A Rough Diamond with Even Rougher Edges.

 Hello to 2026.

A new year with new opportunities - we can leave the last one behind.

Take a moment though to think what parts of the year that has past do you want to to hold onto in a positive way?

Who are the people you want to nurture?


I have spent hours in those years being with people.

Who are the people that matter?

Who brings warmth to your heart when you think of them?

Where were the smiles?

Where were the tender moments?

If there were raw moments, do they need tended to?


In this coming year I will have been a Christian for 40 years.... Where has the time gone?


If I said that becoming a Christian made my life joy and delight - I would be lying through my teeth.

Last year was a dark one for me. I have been raw and impassioned. I have been someone that most would say " if that is a Christian....!"

I can even hear the words "call yourself a Christian!" a phrase often expelled from my mother's voice  in an argument.

I have spent most if not all of these nearly 40 years with people saying 

You are not good enough

You don't fit

You are not doing this faith thing right. 

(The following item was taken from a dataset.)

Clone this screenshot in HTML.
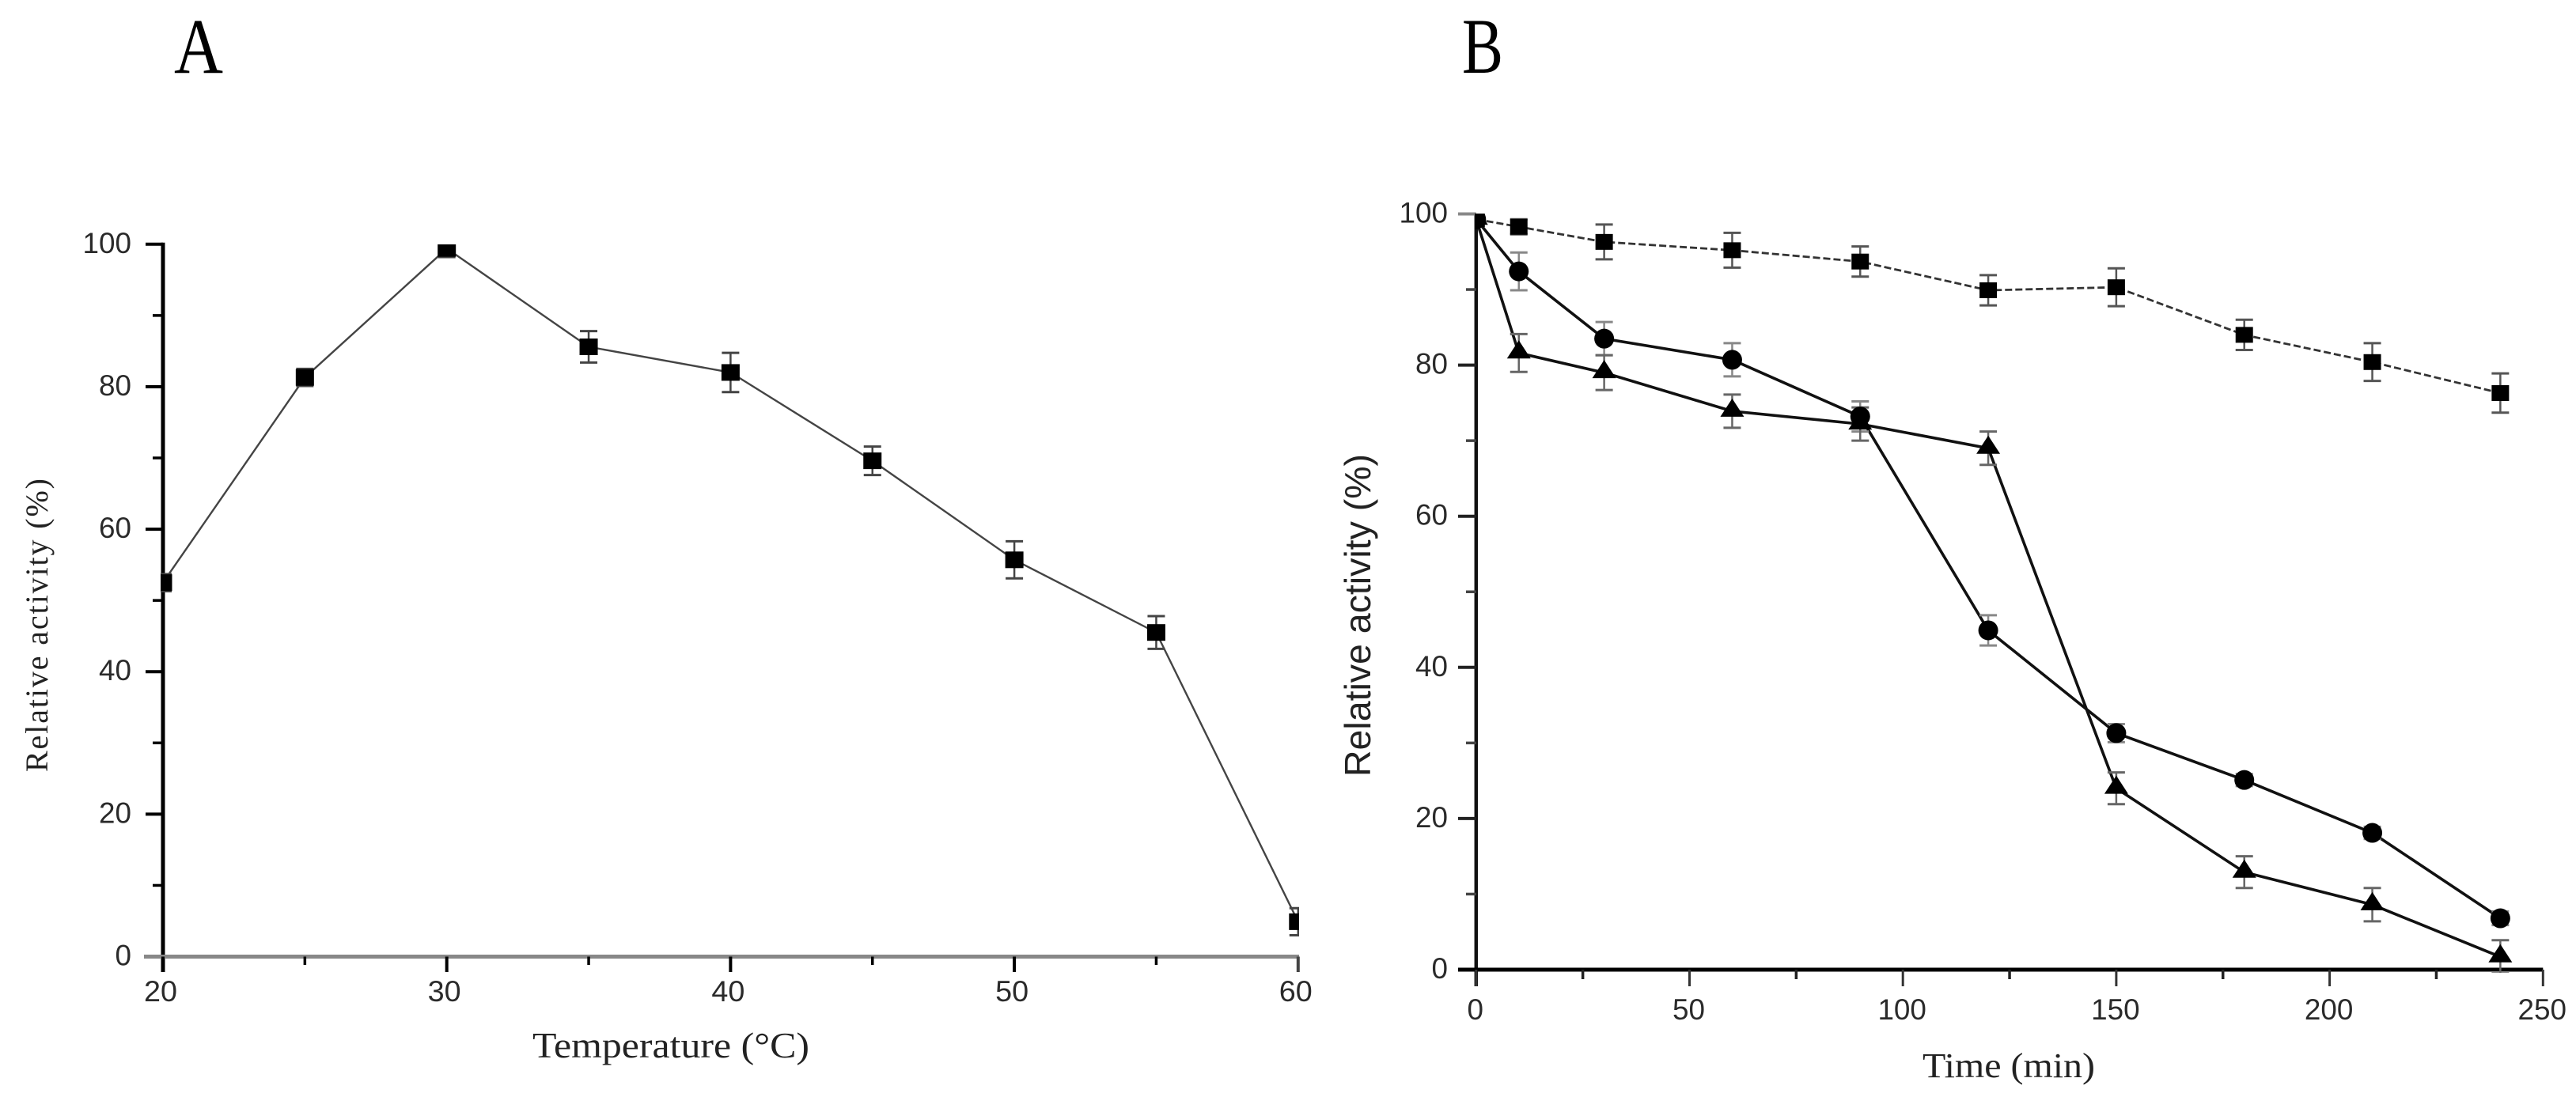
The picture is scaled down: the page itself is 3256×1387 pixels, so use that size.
<!DOCTYPE html>
<html lang="en">
<head>
<meta charset="utf-8">
<title>Relative activity vs temperature and time</title>
<style>
html,body{margin:0;padding:0;background:#fff;width:3256px;height:1387px;overflow:hidden}
svg{display:block}
.tick{fill:#2a2a2a;font-family:"Liberation Sans",sans-serif;font-size:37px}
.serif{font-family:"Liberation Serif",serif;fill:#222}
.sans{font-family:"Liberation Sans",sans-serif;fill:#222}
</style>
</head>
<body>
<svg id="figure" xmlns="http://www.w3.org/2000/svg" width="3256" height="1387" viewBox="0 0 3256 1387">
  <defs>
    <clipPath id="clipA"><rect x="203" y="309" width="1439" height="920"/></clipPath>
    <clipPath id="clipB"><rect x="1864" y="270" width="1400" height="960"/></clipPath>
  </defs>
  <text class="serif" x="220" y="92" font-size="100" textLength="62" lengthAdjust="spacingAndGlyphs" style="fill:#000">A</text>
  <text class="serif" x="1848" y="92" font-size="100" textLength="52" lengthAdjust="spacingAndGlyphs" style="fill:#000">B</text>
  <text class="serif" transform="translate(60,976) rotate(-90)" font-size="40" textLength="371">Relative activity (%)</text>
  <text class="serif" x="673" y="1337" font-size="45" textLength="350" lengthAdjust="spacingAndGlyphs">Temperature (°C)</text>
  <text class="sans" transform="translate(1732,982) rotate(-90)" font-size="46" textLength="408" lengthAdjust="spacingAndGlyphs">Relative activity (%)</text>
  <text class="serif" x="2430" y="1362" font-size="44" textLength="218" lengthAdjust="spacingAndGlyphs">Time (min)</text>
  <g id="panelA"></g>
  <g id="panelB"></g>
</svg>
<script>
const tempXMajor = [20, 30, 40, 50, 60];
const tempXMinor = [25, 35, 45, 55];
const tempYMajor = [0, 20, 40, 60, 80, 100];
const tempYMinor = [10, 30, 50, 70, 90];
const temperatures = [20, 25, 30, 35, 40, 45, 50, 55, 60];
const tempActivity = [52.5, 81.3, 99.4, 85.6, 82, 69.6, 55.7, 45.5, 4.9];
const tempError = [1.2, 1.2, 1.2, 2.2, 2.75, 2, 2.6, 2.3, 1.9];

const timeXMajor = [0, 50, 100, 150, 200, 250];
const timeXMinor = [25, 75, 125, 175, 225];
const timeYMajor = [0, 20, 40, 60, 80, 100];
const timeYMinor = [10, 30, 50, 70, 90];
const times = [0, 10, 30, 60, 90, 120, 150, 180, 210, 240];
const squareActivity = [99.3, 98.3, 96.3, 95.2, 93.7, 89.9, 90.3, 84, 80.4, 76.3];
const squareError = [0.5, 1.0, 2.3, 2.3, 2, 2, 2.5, 2, 2.5, 2.6];
const circleActivity = [99.3, 92.4, 83.5, 80.7, 73.2, 44.9, 31.3, 25.1, 18.1, 6.8];
const circleError = [0.5, 2.5, 2.2, 2.2, 2, 2, 1.2, 0.8, 0.8, 0.9];
const triangleActivity = [99.3, 81.6, 79, 73.9, 72.2, 69, 24, 12.9, 8.6, 1.7];
const triangleError = [0.5, 2.5, 2.3, 2.2, 2.2, 2.2, 2.1, 2.1, 2.2, 2.2];

const NS = 'http://www.w3.org/2000/svg';
const xA = v => 206 + (v - 20) * 35.87;
const yA = v => 1209.5 - v * 9.007;
const xB = v => 1865.8 + v * 5.394;
const yB = v => 1226 - v * 9.555;

function make(parent, tag) {
  const el = document.createElementNS(NS, tag);
  parent.appendChild(el);
  return el;
}
function rule(parent, x1, y1, x2, y2, color, width) {
  const el = make(parent, 'line');
  el.setAttribute('x1', x1);
  el.setAttribute('y1', y1);
  el.setAttribute('x2', x2);
  el.setAttribute('y2', y2);
  el.setAttribute('stroke', color);
  el.setAttribute('stroke-width', width);
  return el;
}
function label(parent, x, y, text, anchor, length) {
  const el = make(parent, 'text');
  el.setAttribute('class', 'tick');
  el.setAttribute('x', x);
  el.setAttribute('y', y);
  el.setAttribute('text-anchor', anchor);
  el.setAttribute('textLength', length);
  el.setAttribute('lengthAdjust', 'spacingAndGlyphs');
  el.textContent = text;
  return el;
}
function linePath(parent, xs, ys, sx, sy, color, width, dash) {
  const el = make(parent, 'polyline');
  el.setAttribute('points', xs.map((v, i) => sx(v).toFixed(1) + ',' + sy(ys[i]).toFixed(1)).join(' '));
  el.setAttribute('fill', 'none');
  el.setAttribute('stroke', color);
  el.setAttribute('stroke-width', width);
  if (dash) el.setAttribute('stroke-dasharray', dash);
  return el;
}
function errorBar(parent, px, top, bottom, color) {
  const g = make(parent, 'g');
  
  
  rule(g, px, top, px, bottom, color, 2.5);
  rule(g, px - 11, top, px + 11, top, color, 3);
  rule(g, px - 11, bottom, px + 11, bottom, color, 3);
  return g;
}
function squareMark(parent, px, py, w, h) {
  const el = make(parent, 'rect');
  el.setAttribute('x', px - w / 2);
  el.setAttribute('y', py - h / 2);
  el.setAttribute('width', w);
  el.setAttribute('height', h);
  el.setAttribute('fill', '#000');
  return el;
}
function circleMark(parent, px, py) {
  const el = make(parent, 'circle');
  el.setAttribute('cx', px);
  el.setAttribute('cy', py);
  el.setAttribute('r', 12.5);
  el.setAttribute('fill', '#000');
  return el;
}
function triangleMark(parent, px, py) {
  const el = make(parent, 'polygon');
  el.setAttribute('points', px + ',' + (py - 16) + ' ' + (px - 15) + ',' + (py + 7) + ' ' + (px + 15) + ',' + (py + 7));
  el.setAttribute('fill', '#000');
  return el;
}
function digitWidth(text) {
  return text.length * 20.5;
}

/* ---------- panel A ---------- */
const panelA = document.getElementById('panelA');
const axisAY = rule(panelA, xA(20), yA(100) - 2, xA(20), 1229, '#000', 5);


const axisAX = rule(panelA, 182, yA(0), 1642, yA(0), '#888', 5);


tempXMajor.forEach(v => {
  const t = rule(panelA, xA(v), yA(0), xA(v), 1229, v === 60 ? '#444' : '#000', 4);
  
  
  const s = String(v);
  const l = label(panelA, xA(v) - 3, 1266, s, 'middle', 42);
  
  
});
tempXMinor.forEach(v => {
  const t = rule(panelA, xA(v), yA(0), xA(v), 1220, '#000', 3.5);
  
  
});
tempYMajor.forEach(v => {
  if (v > 0) {
    const t = rule(panelA, 184, yA(v), xA(20), yA(v), '#000', 4);
    
    
  }
  const s = String(v);
  const l = label(panelA, 166, yA(v) + 11, s, 'end', digitWidth(s));
  
  
});
tempYMinor.forEach(v => {
  const t = rule(panelA, 193, yA(v), xA(20), yA(v), '#000', 3.5);
  
  
});
const marksA = make(panelA, 'g');
marksA.setAttribute('clip-path', 'url(#clipA)');


const lineA = linePath(marksA, temperatures, tempActivity, xA, yA, '#444', 2.4);


temperatures.forEach((v, i) => {
  errorBar(marksA, xA(v), yA(tempActivity[i] + tempError[i]), yA(tempActivity[i] - tempError[i]), '#444');
  const m = squareMark(marksA, xA(v), yA(tempActivity[i]), 23, 21);
  
  
});

/* ---------- panel B ---------- */
const panelB = document.getElementById('panelB');
const axisBY = rule(panelB, xB(0), yB(100), xB(0), 1247, '#111', 4.5);


const axisBX = rule(panelB, 1843, yB(0), xB(250), yB(0), '#000', 5);


timeXMajor.forEach(v => {
  const t = rule(panelB, xB(v), yB(0), xB(v), 1247, '#333', 3);
  
  
  const s = String(v);
  const l = label(panelB, xB(v) - 1, 1289, s, 'middle', digitWidth(s));
  
  
});
timeXMinor.forEach(v => {
  const t = rule(panelB, xB(v), yB(0), xB(v), 1238, '#222', 3.5);
  
  
});
timeYMajor.forEach(v => {
  if (v > 0) {
    const t = rule(panelB, 1843, yB(v), xB(0), yB(v), v === 100 ? '#888' : '#222', 4);
    
    
  }
  const s = String(v);
  const l = label(panelB, 1830, yB(v) + 11, s, 'end', digitWidth(s));
  
  
});
timeYMinor.forEach(v => {
  const t = rule(panelB, 1853, yB(v), xB(0), yB(v), '#444', 3.5);
  
  
});
const marksB = make(panelB, 'g');
marksB.setAttribute('clip-path', 'url(#clipB)');



const lineSquare = linePath(marksB, times, squareActivity, xB, yB, '#333', 2.8, '9 4');


const lineCircle = linePath(marksB, times, circleActivity, xB, yB, '#111', 3.6);


const lineTriangle = linePath(marksB, times, triangleActivity, xB, yB, '#111', 3.6);



times.forEach((v, i) => {
  if (i > 0) {
    errorBar(marksB, xB(v), yB(squareActivity[i] + squareError[i]), yB(squareActivity[i] - squareError[i]), '#555');
    errorBar(marksB, xB(v), yB(circleActivity[i] + circleError[i]), yB(circleActivity[i] - circleError[i]), '#888');
    errorBar(marksB, xB(v), yB(triangleActivity[i] + triangleError[i]), yB(triangleActivity[i] - triangleError[i]), '#666');
  }
  const sq = squareMark(marksB, xB(v), yB(squareActivity[i]), 22, 20);
  
  
  const ci = circleMark(marksB, xB(v), yB(circleActivity[i]));
  
  
  const tr = triangleMark(marksB, xB(v), yB(triangleActivity[i]));
  
  
});
</script>
</body>
</html>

When in the mission sector. I got

Memorise Scripture 

Back it up

You are not doing this right.

If I challenged it was ....... oh we don't like that ... Who do you think YOU are?

If my words were blue I got looks of disdain.


The truth is 

I have never been a white picket fence Christian

In fact many with some of the things I have had to carry, hold or endure would have renounced any faith in God and walked away,

God does not promise us a rose garden if we choose to have God as part of our life.


How are you?

Fine...

Come on.... give me the truth....

The thing is God knows the truth anyway, so why are you trying to hide it.

Do any of us know the thoughts of God?

I do believe that God loves unconditionally and that faith is about a personal relationship with God.

There was no Ah buts....

So get comfortable, I love cosy chats. 

I have spent hours over the years being with people. To sit and be with a person in those harder moments of life are golden moments for me.

For someone to trust you enough to expose their inmost parts to you is an honour. 

For me there is a purity in that honesty, even when that part of their life may be ugly and messy and raw.

I would far rather share those experiences that have superficial relationship.

2025 has been a hard one... Physically, emotionally, spiritually and mentally.

At times every part of me has been stretched and wrung out.

The beauty within this is some of the people that have been there and I hope will continue to be there.

There have been unspoken words

I don't know how the hell this is going to pan out but God I will trust you in this process.

And I trust the people otherwise I would have walked away last June.

I am hopeful for deepening those friendships. Come sit with me.



I start this year with hope, peace and Love.